A couple of weeks ago I was sitting on my bed carefully disrobing my new twelve inch Aragorn action figure, when I started to wonder why I was doing it. I'm sure some of you (assuming there is more more than one person reading this) have nasty thoughts just from the title of this post. But, while I am weird and I did once write an editorial about 1/6 scale action figures called "Twelve Inches of Fun," there's nothing lewd about naked plastic Aragorn. Not for me, anyway.

Even if it is the closest I'll ever get to seeing Viggo Mortensen naked.

(Though if recent theories about the universe being infinite and therefore everything that is possible being actual somewhere are true, then there are all kinds of almost-mes answering the door at this very moment to find all kinds of almost-Viggo-Mortensens on the doorstep, eager to disrobe with a sexy little dance. I'm not sure if that is a comforting thought or a depressing one. Or just another example of how I'm a freak.)

So. Taking the clothes off little Aragorn is not a naughty sexual peculiarity. It's something I've done with every action figure, doll or other toy I've ever owned that had removeable clothes. Ever since I was old enough to take the clothes off things, if the clothes came off, I removed them. It does have practical applications. For instance, removing the clothes from an action figure allows one to determine exactly how the figure is articulated, so one does not accidently rip an arm off trying to bend it in a way it wasn't meant to bend. Taking twelve-inch Eowyn's dress off meant I discovered that her arm had been bent backwards in the process (I assume) of putting her dress on in the first place. If I hadn't known that, I might have broken her trying to put her in a suitable pose for display.
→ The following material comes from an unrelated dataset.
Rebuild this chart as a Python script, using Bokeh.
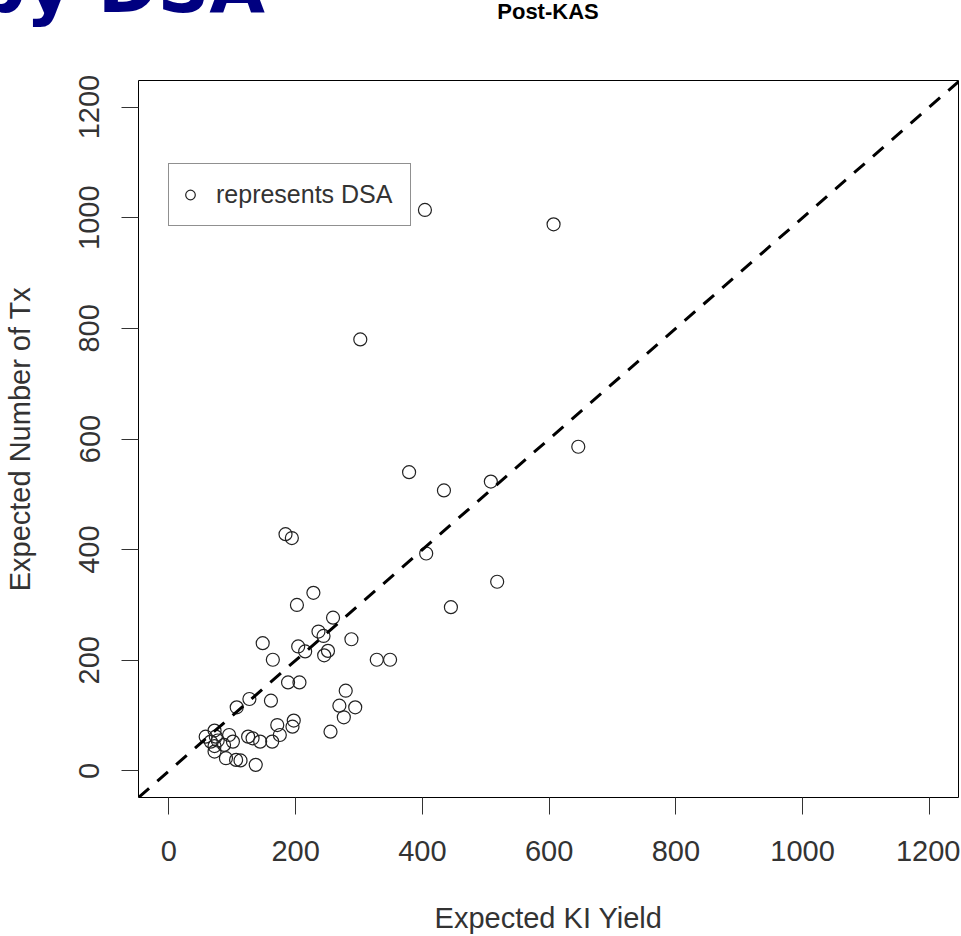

Disrobing figures also means one can get the clothes to go on better. At least for the less expensive range of twelve inch figures, the people who put the clothes on in the first place probably don't get paid a whole lot, and probably don't much care how the figure will look once you take it out of the box and put it on the shelf. And hey, I'd never have discovered that Ringwraiths wear shoulder pads if I hadn't unclothed (as far as possible) my Witch-King of Angmar.

But I'm not sure that those practical considerations are the real reason for pulling the clothes off my toys, or at least they're not the main reason. I think it's partly human curiosity--the need to see how things go together, to see how the clothes go on, and if they can come off. It's a deep seated instinct. I won't go so far as to say that every little girl has it, but every little girl I've ever known has (and a lot of little boys, too; I once found a G.I. Joe of my nephew's stripped naked except for a pair of pants around his ankles. He had rubbery legs and I suspect Ryan couldn't get Joe's trousers back on once he'd got them off). The little girl I was had the instinct, and so does the little girl not so deeply hidden inside the woman that I now am. 1/6 scale Blackbeard is next.

(And yes, that was the naked Aragorn post I kept mentioning. Anticlimactic, isn't it?)